» **WHAT YOU WILL DO**: Every line that includes the word "this" is to be listed.

— Start MATERIALS PROVIDED —

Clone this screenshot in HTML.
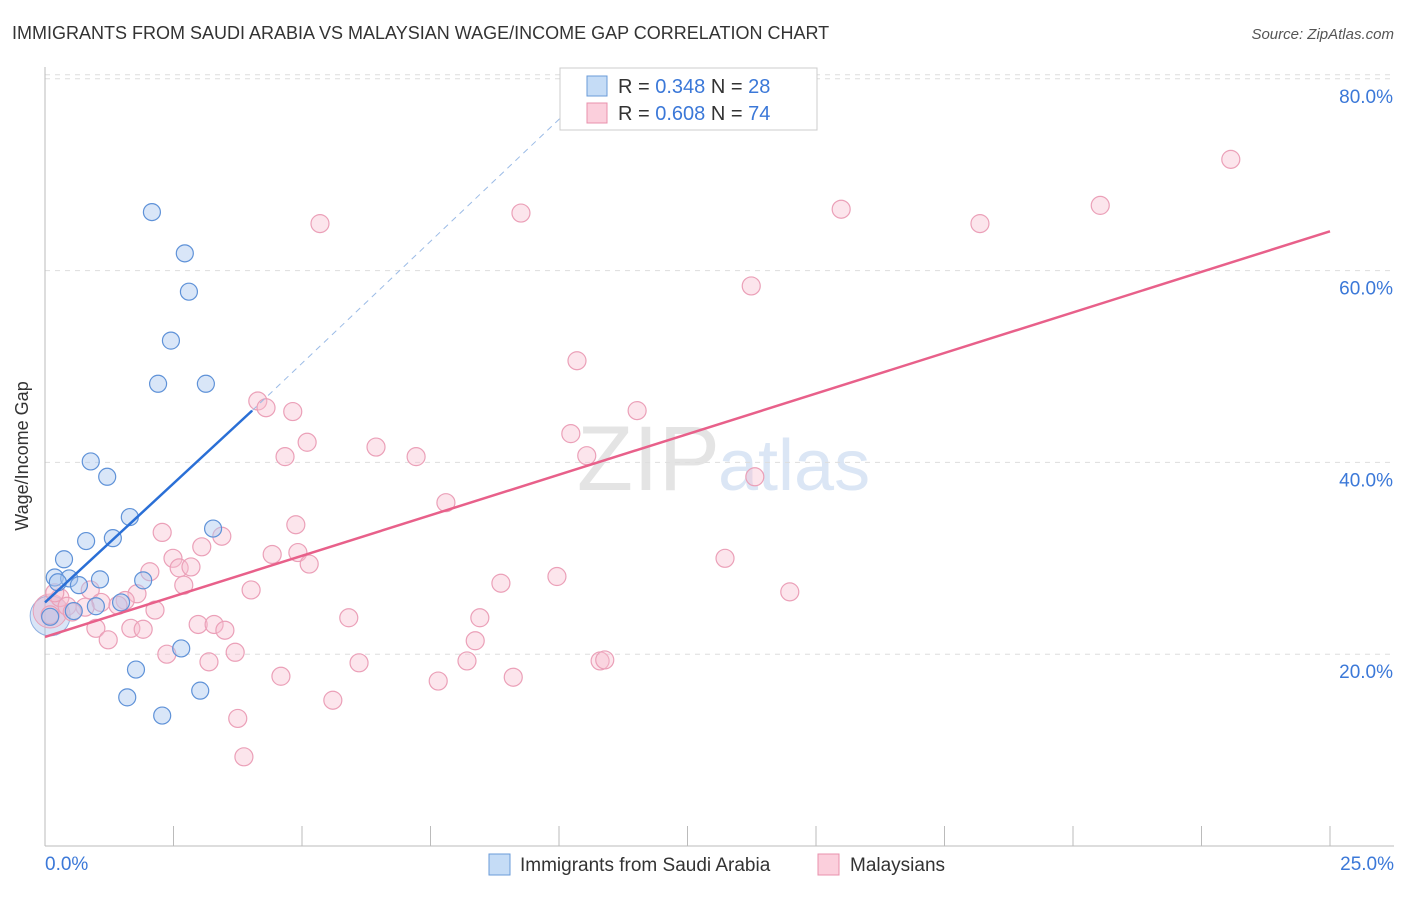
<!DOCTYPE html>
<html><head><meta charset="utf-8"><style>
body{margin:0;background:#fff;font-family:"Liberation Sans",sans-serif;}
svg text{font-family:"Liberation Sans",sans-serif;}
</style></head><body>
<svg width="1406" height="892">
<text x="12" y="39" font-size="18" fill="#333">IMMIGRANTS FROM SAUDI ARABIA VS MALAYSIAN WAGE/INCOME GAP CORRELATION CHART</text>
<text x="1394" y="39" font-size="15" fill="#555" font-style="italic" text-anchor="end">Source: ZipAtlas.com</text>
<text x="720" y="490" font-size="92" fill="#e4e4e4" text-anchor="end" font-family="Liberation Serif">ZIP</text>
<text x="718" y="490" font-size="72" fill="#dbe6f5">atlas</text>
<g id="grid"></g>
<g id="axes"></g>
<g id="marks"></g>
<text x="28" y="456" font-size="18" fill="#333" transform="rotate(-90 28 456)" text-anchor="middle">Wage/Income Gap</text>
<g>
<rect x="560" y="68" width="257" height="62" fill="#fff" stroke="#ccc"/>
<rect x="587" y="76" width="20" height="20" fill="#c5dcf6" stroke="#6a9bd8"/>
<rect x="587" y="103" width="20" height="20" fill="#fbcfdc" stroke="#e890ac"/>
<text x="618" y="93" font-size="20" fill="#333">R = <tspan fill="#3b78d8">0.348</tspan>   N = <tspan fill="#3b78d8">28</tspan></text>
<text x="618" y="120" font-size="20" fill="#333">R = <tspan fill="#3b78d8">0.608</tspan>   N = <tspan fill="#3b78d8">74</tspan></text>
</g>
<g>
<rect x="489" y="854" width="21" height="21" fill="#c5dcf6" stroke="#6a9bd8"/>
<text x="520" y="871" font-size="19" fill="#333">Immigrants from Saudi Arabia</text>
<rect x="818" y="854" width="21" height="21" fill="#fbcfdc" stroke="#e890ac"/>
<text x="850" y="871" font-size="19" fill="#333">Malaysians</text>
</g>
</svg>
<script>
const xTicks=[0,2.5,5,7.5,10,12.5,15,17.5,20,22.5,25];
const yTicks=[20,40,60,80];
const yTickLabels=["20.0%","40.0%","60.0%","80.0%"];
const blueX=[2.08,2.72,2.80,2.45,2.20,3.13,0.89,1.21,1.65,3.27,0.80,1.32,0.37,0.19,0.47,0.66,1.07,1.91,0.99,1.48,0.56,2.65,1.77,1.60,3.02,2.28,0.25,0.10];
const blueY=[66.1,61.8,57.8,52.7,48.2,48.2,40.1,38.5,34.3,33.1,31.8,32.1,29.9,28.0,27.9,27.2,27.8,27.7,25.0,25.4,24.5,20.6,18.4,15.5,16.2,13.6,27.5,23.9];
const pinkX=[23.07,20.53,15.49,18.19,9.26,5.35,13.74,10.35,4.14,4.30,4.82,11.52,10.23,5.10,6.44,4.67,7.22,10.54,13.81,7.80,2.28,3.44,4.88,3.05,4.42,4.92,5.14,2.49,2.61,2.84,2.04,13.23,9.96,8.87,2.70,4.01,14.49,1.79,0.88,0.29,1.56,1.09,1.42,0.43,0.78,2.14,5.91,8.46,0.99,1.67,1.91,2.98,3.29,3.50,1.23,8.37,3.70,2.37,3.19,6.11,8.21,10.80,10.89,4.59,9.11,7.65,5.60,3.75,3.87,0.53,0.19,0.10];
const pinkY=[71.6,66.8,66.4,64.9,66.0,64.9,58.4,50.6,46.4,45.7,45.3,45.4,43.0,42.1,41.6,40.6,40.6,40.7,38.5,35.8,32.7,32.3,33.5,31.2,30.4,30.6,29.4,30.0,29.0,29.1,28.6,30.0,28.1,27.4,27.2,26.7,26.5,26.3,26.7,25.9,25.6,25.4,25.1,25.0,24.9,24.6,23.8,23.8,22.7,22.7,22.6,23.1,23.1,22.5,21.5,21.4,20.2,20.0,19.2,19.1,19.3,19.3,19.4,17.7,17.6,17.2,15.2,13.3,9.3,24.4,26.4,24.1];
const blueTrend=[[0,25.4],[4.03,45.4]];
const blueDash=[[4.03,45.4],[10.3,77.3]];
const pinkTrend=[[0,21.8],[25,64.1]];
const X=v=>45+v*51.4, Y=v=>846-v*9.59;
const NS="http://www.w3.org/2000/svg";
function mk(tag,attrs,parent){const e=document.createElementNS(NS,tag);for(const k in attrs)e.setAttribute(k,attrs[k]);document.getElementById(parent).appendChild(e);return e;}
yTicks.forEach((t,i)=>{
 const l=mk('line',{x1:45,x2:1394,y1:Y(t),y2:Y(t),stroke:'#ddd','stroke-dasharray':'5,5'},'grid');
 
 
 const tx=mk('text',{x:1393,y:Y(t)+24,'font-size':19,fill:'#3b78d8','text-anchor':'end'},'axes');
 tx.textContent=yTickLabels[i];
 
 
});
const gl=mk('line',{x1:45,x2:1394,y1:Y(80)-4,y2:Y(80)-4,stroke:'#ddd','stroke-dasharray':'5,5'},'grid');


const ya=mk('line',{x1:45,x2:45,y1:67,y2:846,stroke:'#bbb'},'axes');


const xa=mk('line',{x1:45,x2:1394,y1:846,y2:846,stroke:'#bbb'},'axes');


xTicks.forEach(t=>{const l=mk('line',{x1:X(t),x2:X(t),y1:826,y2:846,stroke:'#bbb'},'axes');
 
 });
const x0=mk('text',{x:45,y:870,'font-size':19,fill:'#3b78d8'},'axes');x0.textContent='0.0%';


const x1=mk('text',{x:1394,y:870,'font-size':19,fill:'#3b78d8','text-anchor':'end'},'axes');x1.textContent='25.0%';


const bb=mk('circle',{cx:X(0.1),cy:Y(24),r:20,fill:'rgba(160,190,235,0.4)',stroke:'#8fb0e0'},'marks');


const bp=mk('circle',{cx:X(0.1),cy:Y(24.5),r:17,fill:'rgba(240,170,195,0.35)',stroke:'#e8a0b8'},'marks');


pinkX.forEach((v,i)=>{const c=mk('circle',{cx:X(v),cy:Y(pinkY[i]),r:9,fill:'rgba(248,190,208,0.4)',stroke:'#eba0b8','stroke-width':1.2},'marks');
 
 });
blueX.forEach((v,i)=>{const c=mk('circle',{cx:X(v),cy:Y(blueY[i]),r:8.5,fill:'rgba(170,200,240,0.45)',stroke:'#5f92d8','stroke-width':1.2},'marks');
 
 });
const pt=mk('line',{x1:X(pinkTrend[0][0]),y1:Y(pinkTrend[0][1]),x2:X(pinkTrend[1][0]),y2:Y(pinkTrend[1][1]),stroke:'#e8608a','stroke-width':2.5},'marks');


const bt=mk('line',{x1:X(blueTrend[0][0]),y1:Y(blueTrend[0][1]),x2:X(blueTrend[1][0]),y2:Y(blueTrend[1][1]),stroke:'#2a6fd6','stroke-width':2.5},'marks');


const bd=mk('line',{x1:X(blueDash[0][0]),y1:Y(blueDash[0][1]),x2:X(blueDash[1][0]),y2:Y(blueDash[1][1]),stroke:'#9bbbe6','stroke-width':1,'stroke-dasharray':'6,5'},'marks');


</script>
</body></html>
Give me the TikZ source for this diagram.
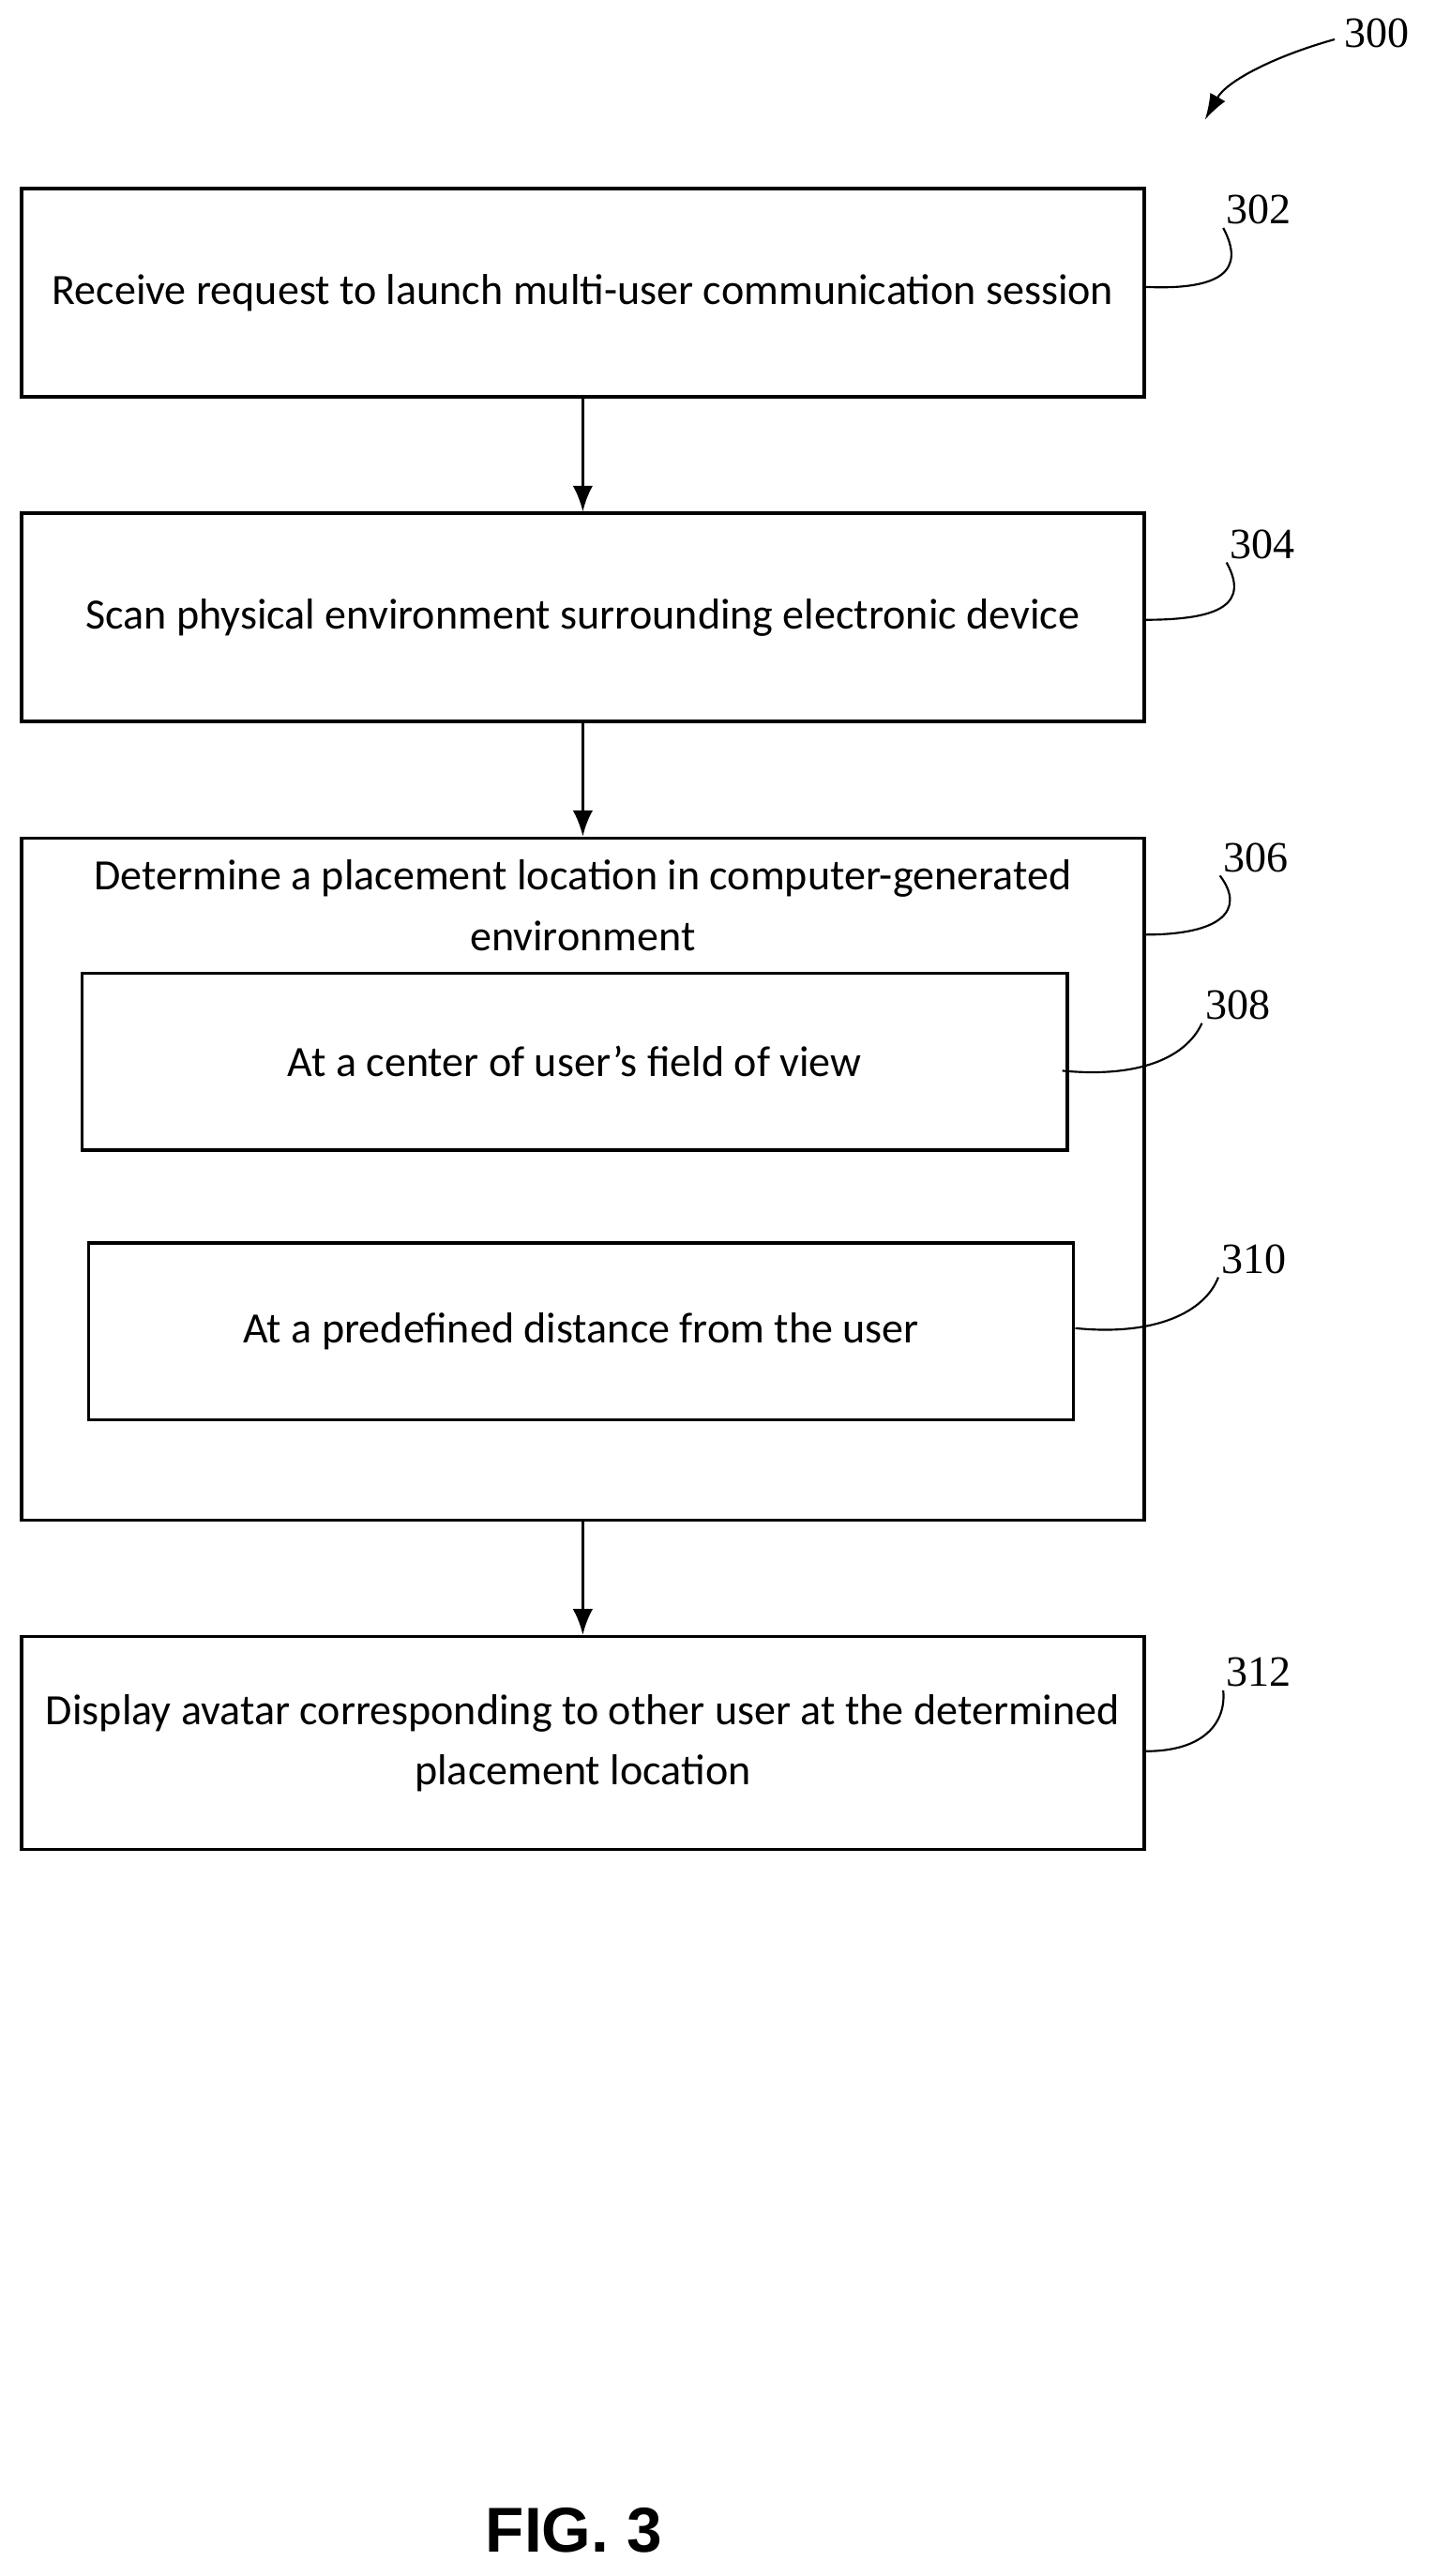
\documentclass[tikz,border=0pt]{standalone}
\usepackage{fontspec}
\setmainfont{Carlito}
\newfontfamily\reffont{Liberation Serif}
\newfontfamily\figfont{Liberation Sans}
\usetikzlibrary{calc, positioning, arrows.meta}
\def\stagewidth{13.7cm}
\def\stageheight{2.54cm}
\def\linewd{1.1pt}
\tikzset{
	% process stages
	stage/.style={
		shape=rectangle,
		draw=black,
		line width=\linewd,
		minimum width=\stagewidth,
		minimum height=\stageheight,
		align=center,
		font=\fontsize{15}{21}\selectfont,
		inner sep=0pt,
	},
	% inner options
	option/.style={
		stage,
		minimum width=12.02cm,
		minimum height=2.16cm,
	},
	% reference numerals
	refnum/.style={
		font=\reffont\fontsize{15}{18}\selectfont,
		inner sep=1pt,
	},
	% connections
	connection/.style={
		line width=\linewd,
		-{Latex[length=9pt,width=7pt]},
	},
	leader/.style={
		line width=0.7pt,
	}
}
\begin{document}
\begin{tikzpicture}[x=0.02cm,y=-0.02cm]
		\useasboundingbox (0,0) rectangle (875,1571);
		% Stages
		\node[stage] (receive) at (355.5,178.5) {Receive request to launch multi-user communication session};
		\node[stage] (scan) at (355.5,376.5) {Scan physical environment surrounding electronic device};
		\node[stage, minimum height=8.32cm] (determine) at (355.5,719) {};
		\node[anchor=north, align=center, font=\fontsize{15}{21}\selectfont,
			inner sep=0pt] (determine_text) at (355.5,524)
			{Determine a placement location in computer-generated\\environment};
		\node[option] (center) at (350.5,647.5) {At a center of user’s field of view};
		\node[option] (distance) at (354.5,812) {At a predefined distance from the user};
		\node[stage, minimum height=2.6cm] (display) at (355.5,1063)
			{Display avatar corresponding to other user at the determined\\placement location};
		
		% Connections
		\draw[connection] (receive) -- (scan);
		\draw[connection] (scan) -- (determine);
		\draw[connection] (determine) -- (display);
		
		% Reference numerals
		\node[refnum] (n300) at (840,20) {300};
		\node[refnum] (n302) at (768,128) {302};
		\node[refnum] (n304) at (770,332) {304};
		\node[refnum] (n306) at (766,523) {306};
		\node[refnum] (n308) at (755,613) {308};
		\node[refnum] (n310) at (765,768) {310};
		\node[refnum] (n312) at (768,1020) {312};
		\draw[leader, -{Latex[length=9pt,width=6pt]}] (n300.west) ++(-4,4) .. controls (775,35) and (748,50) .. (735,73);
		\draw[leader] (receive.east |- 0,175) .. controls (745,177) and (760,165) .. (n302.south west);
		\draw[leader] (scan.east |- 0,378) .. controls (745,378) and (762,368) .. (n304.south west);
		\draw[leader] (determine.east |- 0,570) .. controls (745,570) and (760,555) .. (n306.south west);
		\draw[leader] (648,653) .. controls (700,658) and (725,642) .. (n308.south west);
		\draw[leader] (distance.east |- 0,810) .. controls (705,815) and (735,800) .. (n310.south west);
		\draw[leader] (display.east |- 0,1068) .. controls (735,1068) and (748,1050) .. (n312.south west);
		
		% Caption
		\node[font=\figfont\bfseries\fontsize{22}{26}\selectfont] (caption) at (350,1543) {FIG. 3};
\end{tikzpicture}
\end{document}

— End MATERIALS PROVIDED —

» **TASK ANSWER**:
Clone this screenshot in HTML.
Give me the TikZ source for this diagram.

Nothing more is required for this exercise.